Member blog article from Real Asset Management.
Growing risk awareness and a cautionary business environment may have prompted an increasing number of companies to invest in disaster recovery (DR) as part of the business continuity programme – but how safe is that investment?
Just what, indeed, is being recovered? Few organisations have any real insight into the true extent of their corporate assets. In fact, on average, upwards of 50% of assets on the register cannot be located.
Not only does this challenge the validity of the DR solution but it also raises significant questions in the event of an insurance claim.
So why is there such a disconnect between the real and perceived levels of asset accuracy?
For most companies, the answer is hard to give. One of the major issues is the complete lack of co-ordination between the asset register recorded within finance and the inventory lists used across the rest of the organisation.
And failing to record actual assets in use can only result in organisations paying a premium for equipment that is simply not required in the event of a DR invocation.
By creating a single source of all asset data, organisations can streamline many of the processes associated with improved accuracy and financial control. Detailed information about assets can be consolidated at finance level, if required, whilst the process of asset cross-referencing is also greatly improved.

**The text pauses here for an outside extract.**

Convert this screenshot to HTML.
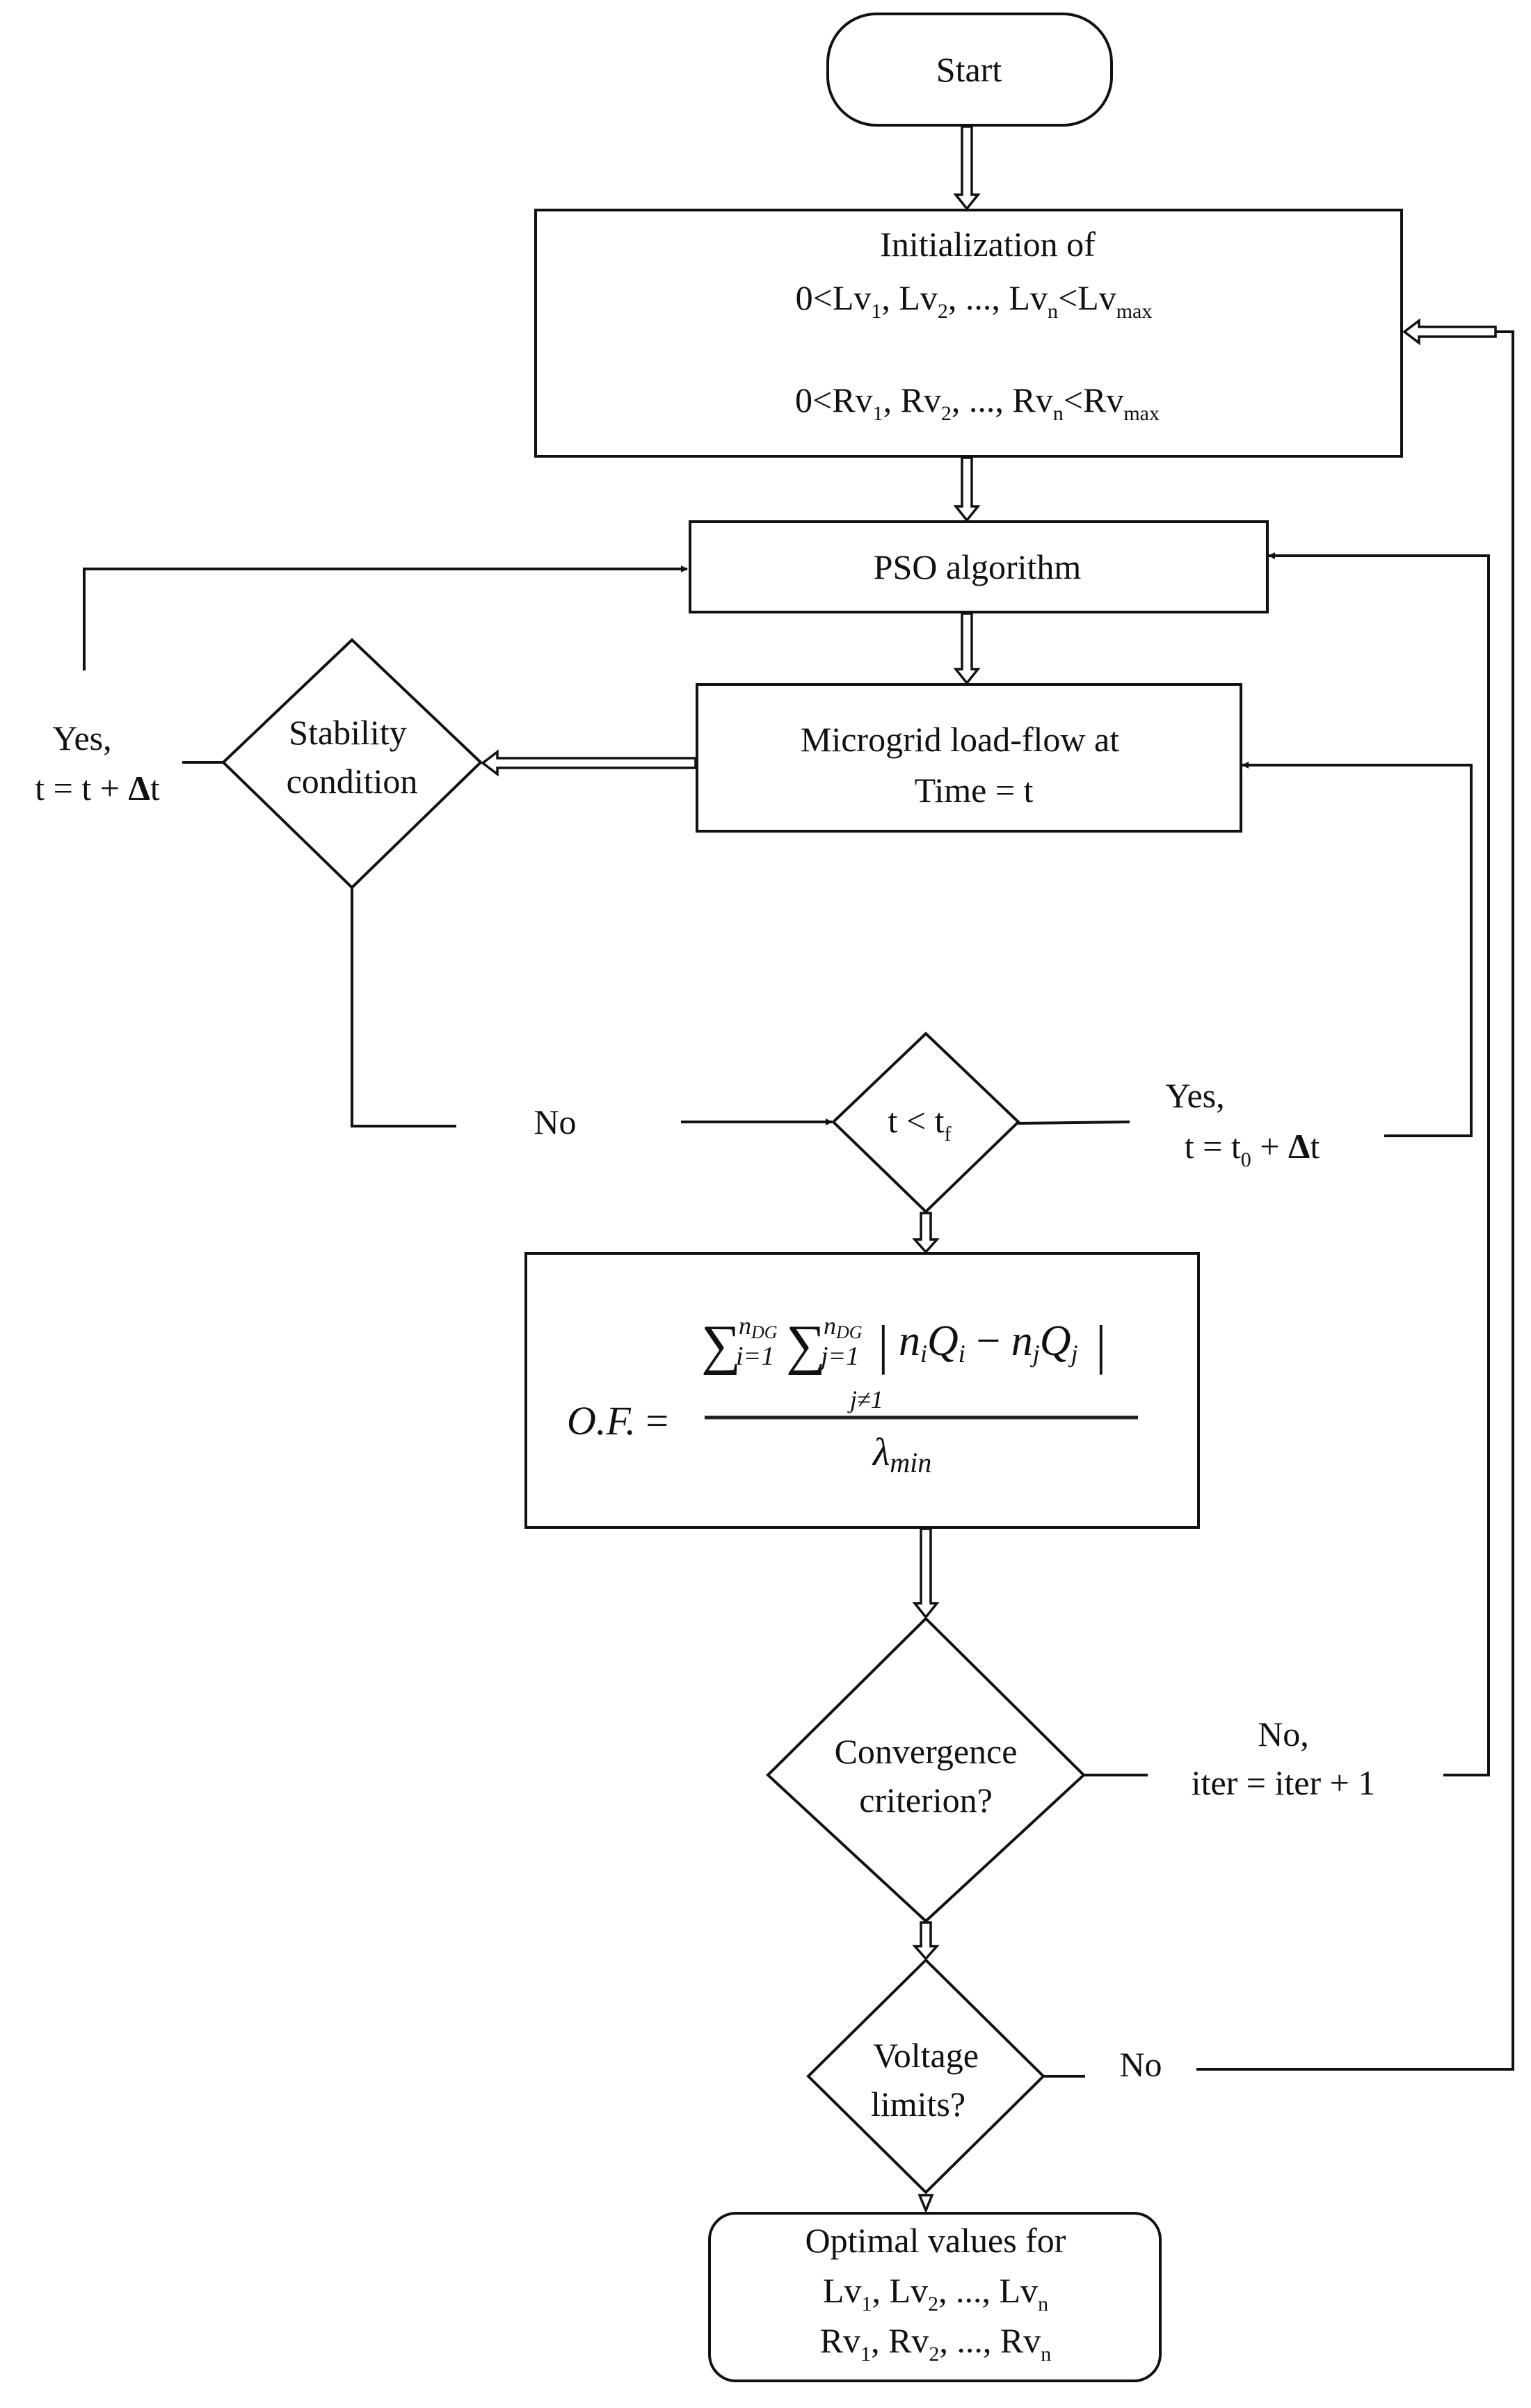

Leveraging this single data source to impose good processes, asset disposal and replacement can be input into the system locally and new depreciation values automatically calculated for the finance team, ensuring a far more truthful business value.
Furthermore, with good processes for recording asset disposal as well as purchase, organisations should retain high levels of asset accuracy. Critically, the information required for both insurance and DR planning is available, consistent and trusted, significantly reducing business risk and underpinning the growing business continuity investment.